For the llvm-mc and llvm-objdump path having the hooks in AsmParser and in Instr Printer is sufficient for what we are trying to achieve.

The hook to the Elfstreamer was added for the path on 1.c ---> 1.o. This could be moved earlier like @efriedma suggested (I tried it by calling compression in RISCVAsmPrinter::EmitInstruction right after it calls LowerRISCVMachineInstrToMCInst). This also has another advantage of saving a call to compressInst for the path (1.s ---> 1.o); as is compressInst will be called both at the AsmParster and at the ELfStreamer.

However, the only possible side effect is that we will no longer be matching the gcc fronted in this. going from a (1.c ---> 1.s) gcc never emits a compressed asm instruction. While clang can do that if we pass -riscv-no-aliases.

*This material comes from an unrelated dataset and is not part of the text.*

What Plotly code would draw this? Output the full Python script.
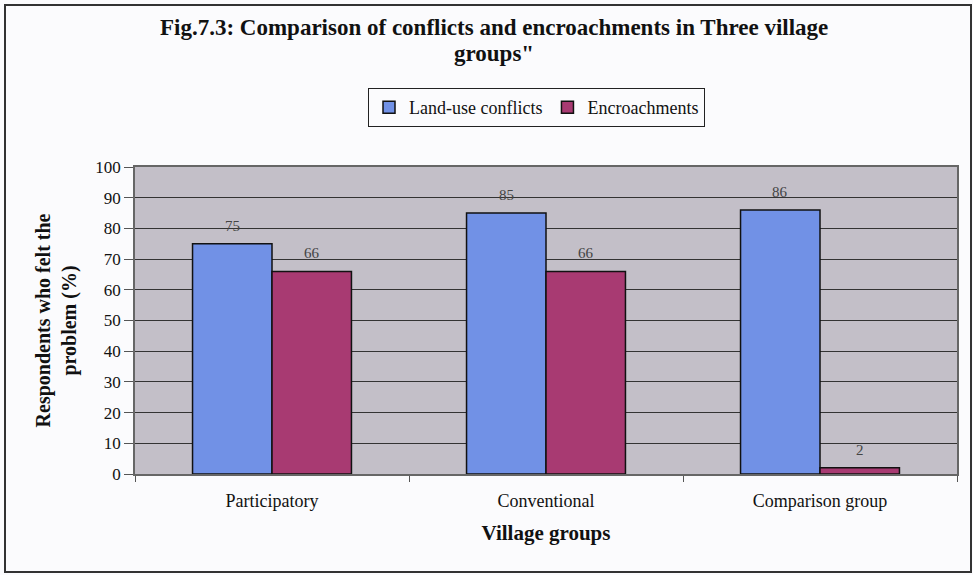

The gcc equivilent flag for this (-M -no-aliases) only works with gcc-objdump and not the fronted.

If we don't forsee this as an issue then we can move the hook with no problem.

asb added inline comments.Mar 22 2018, 3:50 AM
lib/Target/RISCV/MCTargetDesc/RISCVELFStreamer.cpp
52 ↗(On Diff #132297)

Thanks for confirming Sameer. Moving earlier, to e.g. LowerRISCVMachineInstrToMCInst seems preferable.

I think the fact we can have -riscv-no-aliases affect .s emission is an advantage vs GCC.

sabuasal updated this revision to Diff 139685.Mar 23 2018, 5:48 PM
sabuasal edited the summary of this revision. (Show Details)

Removed the call to EmitInstr in ELFStream.
Updated test cases.

asb accepted this revision.Mar 29 2018, 1:02 AM

This diff seems to have accidentally picked up changes to a number of tests.

Other than that, this looks good to me. I expect that in the future we'll want to have the option of having the C extension enabled but not performing automatic compression, but that can always be added later.

This revision is now accepted and ready to land.Mar 29 2018, 1:02 AM

Hi Alex,

Thanks for the review,

Yes, the changes in the test cases are caused by the fact that I rebased on the latest llvm (with mc relaxation enabled).